NFAT蛋白复合体的核重新定位,刺激β细胞分化和胰岛素分泌。
哺乳动物胰腺β细胞是胰岛素的唯一来源,它们按照特定方式生长,生长速度反映了怀孕、衰老、肥胖等生理变化导致的机体对胰岛素需求情况的改变。尽管研究人员对transcription factor calcineurin/nuclear factor of activated T-cells (NFAT)信号传递途径确切的分子机制还不是很清楚,但是有研究显示此途径传递的信号与胰岛素调节有关。伦敦大学国王学院(King's College London)MRC Centre for Developmental Neurobiology研究人员Jeremy J. Heit等发现calcineurin介导的NFAT核定位调节β细胞分化。文章发表于9月21日NATURE,标题为“Calcineurin/NFAT signalling regulates pancreatic β-cell growth and function”。
淋巴细胞、肌细胞和神经元细胞发生的生理学变化刺激了Ca2+入胞,导致丝氨酸/苏氨酸的钙调神经磷酸酶(calcineurin)被激活。Calcineurin诱导NFAT转录复合物的快速核定位。以前一直认为,胰岛素和葡萄糖能够提高胞内Ca2+的浓度,激活β细胞内NFAT蛋白符合体,因此研究人员一直希望能够弄清NFAT在β细胞分化中的特殊角色。研究人员利用基因工程手段得到calcineurin磷酸酶调节亚基缺陷小鼠模型——calcineurin b1 (Cnb1)。
结果发现Cnb1KO小鼠β细胞中几乎没有NFATc1聚集,胰岛素分泌减少了85%,β细胞数量减少到原来的50%,小鼠伴随有严重的高血糖症并在10周后糖尿病加重。胰岛β细胞的葡萄糖转运蛋白2(Glucose Transporter 2,GluT2)是β细胞特异转录因子受体,并且有调节细胞周期的作用。Cnb1KO小鼠β细胞中GluT2的mRNA数量下降、蛋白表达量下降。综合这些实验结果,似乎提示我们Cnb1的缺失导致胰岛素合成量下降,是因为β细胞的分化能力下降。
染色质免疫沉淀(chromatin immunoprecipitation, ChIP)实验发现Ins1, Hnf4a, Gck, Glut2 和Cdk.等基因的启动子区都含有NFATc1的结合位点。用环孢霉素A(cyclosporine A,一种calcineurin的抑制剂)处理后,结合作用消失。一种calcineurin依赖型的结构性核NFAT突变能够使小鼠β细胞Ins1等特异基因的mRNA水平、血清中胰岛素的水平和胰腺大小恢复正常。

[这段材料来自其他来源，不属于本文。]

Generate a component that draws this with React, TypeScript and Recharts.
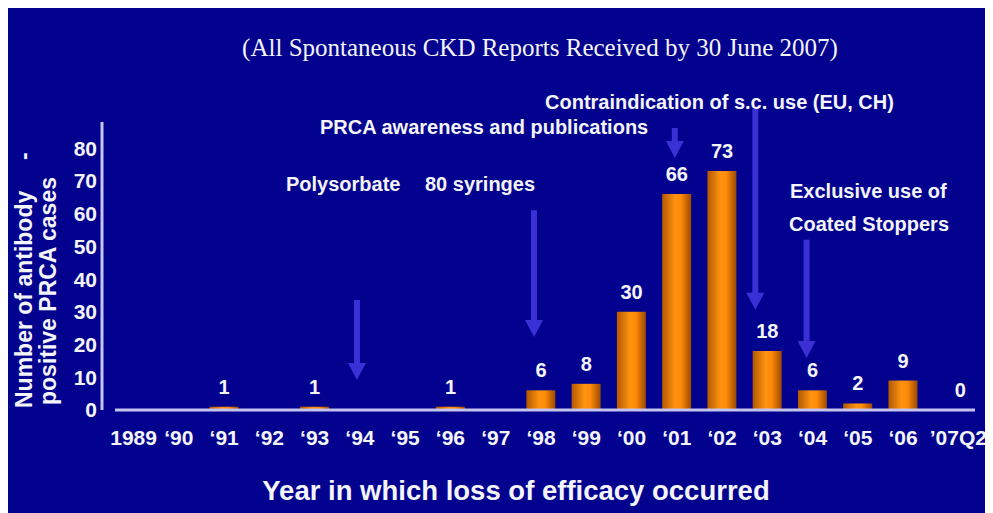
import React from "react";
import { ComposedChart, Bar, Line, XAxis, YAxis, LabelList, ReferenceLine } from "recharts";

const years = [
  "1989", "‘90", "‘91", "‘92", "‘93", "‘94", "‘95", "‘96", "‘97", "‘98",
  "‘99", "‘00", "‘01", "‘02", "‘03", "‘04", "‘05", "‘06", "’07Q2",
];
const cases = [0, 0, 1, 0, 1, 0, 0, 1, 0, 6, 8, 30, 66, 73, 18, 6, 2, 9, 0];
const caseLabels = [
  "", "", "1", "", "1", "", "", "1", "", "6",
  "8", "30", "66", "73", "18", "6", "2", "9", "0",
];
const yTicks = [0, 10, 20, 30, 40, 50, 60, 70, 80];

// event arrows: year they point at, start / end in case units
const arrowYears = ["‘94", "‘98", "‘01", "‘03", "‘04"];
const arrowFrom = [33.6, 61, 86.2, 92, 52];
const arrowTo = [9.2, 22.3, 77, 30.6, 15.9];
const arrowShift = [-3, -7, -2, -12, -6];

const data = years.map((year, i) => ({ year, cases: cases[i], label: caseLabels[i] }));

const BG = "#02028e";
const TEXT = "#f4f4fb";
const AXIS = "#c4c4ee";
const ARROW = "#3a30d6";
const SANS = "'Liberation Sans', Arial, sans-serif";
const LAST = years.length - 1;

const arrowShape = (dx: number) => (p: any) => {
  const x = p.x1 + dx;
  const top = Math.min(p.y1, p.y2);
  const tip = Math.max(p.y1, p.y2);
  const head = 17;
  const hw = 9;
  const sw = 3;
  const pts = [
    [x - sw, top], [x + sw, top], [x + sw, tip - head], [x + hw, tip - head],
    [x, tip], [x - hw, tip - head], [x - sw, tip - head],
  ].map((q) => q.join(",")).join(" ");
  return <polygon points={pts} fill={ARROW} />;
};

// the last category label sits a little to the right in the original
const YearTick = (props: any) => {
  const { x, y, payload, index } = props;
  const shift = index === LAST ? 10 : 0;
  return (
    <text x={x + shift} y={y} dy="0.71em" textAnchor="middle" fill={TEXT}
      fontFamily={SANS} fontWeight={700} fontSize={21}>
      {payload.value}
    </text>
  );
};

const CaseLabel = (props: any) => {
  const { x, y, value, index } = props;
  if (!value) return null;
  const shift = index === LAST ? 12 : 0;
  return (
    <text x={x + shift} y={y - 13} textAnchor="middle" fill={TEXT}
      fontFamily={SANS} fontWeight={700} fontSize={20}>
      {value}
    </text>
  );
};

const note = { fill: TEXT, fontFamily: SANS, fontWeight: 700, fontSize: 20 } as const;

export default function App() {
  return (
    <div style={{ position: "relative", width: 985, height: 505, background: BG, overflow: "hidden" }}>
      <ComposedChart
        width={985}
        height={505}
        data={data}
        margin={{ top: 114, right: 22, bottom: 63, left: 43 }}
      >
        <defs>
          <linearGradient id="barGrad" x1="0" y1="0" x2="1" y2="0">
            <stop offset="0%" stopColor="#b35800" />
            <stop offset="45%" stopColor="#ff9412" />
            <stop offset="65%" stopColor="#ff8a08" />
            <stop offset="100%" stopColor="#9a4a00" />
          </linearGradient>
        </defs>
        <XAxis
          dataKey="year"
          interval={0}
          tickSize={0}
          tickMargin={20}
          height={40}
          axisLine={{ stroke: AXIS, strokeWidth: 3, transform: "translate(4,0)" }}
          tick={<YearTick />}
        />
        <YAxis
          domain={[0, 88]}
          ticks={yTicks}
          width={60}
          tickSize={0}
          tickMargin={14}
          axisLine={{ stroke: AXIS, strokeWidth: 3, transform: "translate(-9,0)" }}
          tick={{ fill: TEXT, fontFamily: SANS, fontWeight: 700, fontSize: 21 }}
        />
        <Bar dataKey="cases" barSize={29} fill="url(#barGrad)" isAnimationActive={false} />
        <Line
          dataKey="cases"
          stroke="none"
          dot={false}
          activeDot={false}
          isAnimationActive={false}
        >
          <LabelList dataKey="label" content={<CaseLabel />} />
        </Line>
        {arrowYears.map((y, i) => (
          <ReferenceLine
            key={y}
            segment={[{ x: y, y: arrowFrom[i] }, { x: y, y: arrowTo[i] }]}
            ifOverflow="visible"
            shape={arrowShape(arrowShift[i])}
          />
        ))}
      </ComposedChart>
      <svg
        width={985}
        height={505}
        style={{ position: "absolute", left: 0, top: 0, pointerEvents: "none" }}
      >
        <text x={532} y={48} textAnchor="middle" fill={TEXT}
          fontFamily="'Liberation Serif', 'Times New Roman', serif" fontSize={25}>
          (All Spontaneous CKD Reports Received by 30 June 2007)
        </text>
        <text x={537} y={101} {...note}>Contraindication of s.c. use (EU, CH)</text>
        <text x={312} y={126} {...note}>PRCA awareness and publications</text>
        <text x={278} y={183} {...note}>Polysorbate</text>
        <text x={417} y={183} {...note}>80 syringes</text>
        <text x={782} y={190} {...note}>Exclusive use of</text>
        <text x={781} y={223} {...note}>Coated Stoppers</text>
        <g fill={TEXT} fontFamily={SANS} fontWeight={700} fontSize={23}>
          <text transform="translate(24,400) rotate(-90)">Number of antibody</text>
          <text transform="translate(24,152) rotate(-90)">-</text>
          <text transform="translate(48,397) rotate(-90)">positive PRCA cases</text>
        </g>
        <text x={508} y={492} textAnchor="middle" fill={TEXT}
          fontFamily={SANS} fontWeight={700} fontSize={27.5}>
          Year in which loss of efficacy occurred
        </text>
      </svg>
    </div>
  );
}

研究人员认为,NFAT蛋白复合体的核定位对刺激调节β细胞分化和功能的基因的表达是充分必要条件。因此NFAT不仅是治疗糖尿病的候选靶标,而且是治疗β细胞生长紊乱引发的疾病,如胰岛瘤和胰岛母细胞瘤(nesidioblastosis)的候选靶标。
部分英文原文:
Calcineurin/NFAT signalling regulates pancreatic β-cell growth and function
The growth and function of organs such as pancreatic islets adapt to meet physiological challenges and maintain metabolic balance, but the mechanisms controlling these facultative responses are unclear. Diabetes in patients treated with calcineurin inhibitors such as cyclosporin A indicates that calcineurin/nuclear factor of activated T-cells (NFAT) signalling might control adaptive islet responses, but the roles of this pathway in β-cells in vivo are not understood. Here we show that mice with a β-cell-specific deletion of the calcineurin phosphatase regulatory subunit, calcineurin b1 (Cnb1), develop age-dependent diabetes characterized by decreased β-cell proliferation and mass, reduced pancreatic insulin content and hypoinsulinaemia. Moreover, β-cells lacking Cnb1 have a reduced expression of established regulators of β-cell proliferation. Conditional expression of active NFATc1 in Cnb1-deficient β-cells rescues these defects and prevents diabetes. In normal adult β-cells, conditional NFAT activation promotes the expression of cell-cycle regulators and increases β-cell proliferation and mass, resulting in hyperinsulinaemia. Conditional NFAT activation also induces the expression of genes critical for β-cell endocrine function, including all six genes mutated in hereditary forms of monogenic type 2 diabetes. Thus, calcineurin/NFAT signalling regulates multiple factors that control growth and hallmark β-cell functions, revealing unique models for the pathogenesis and therapy of diabetes.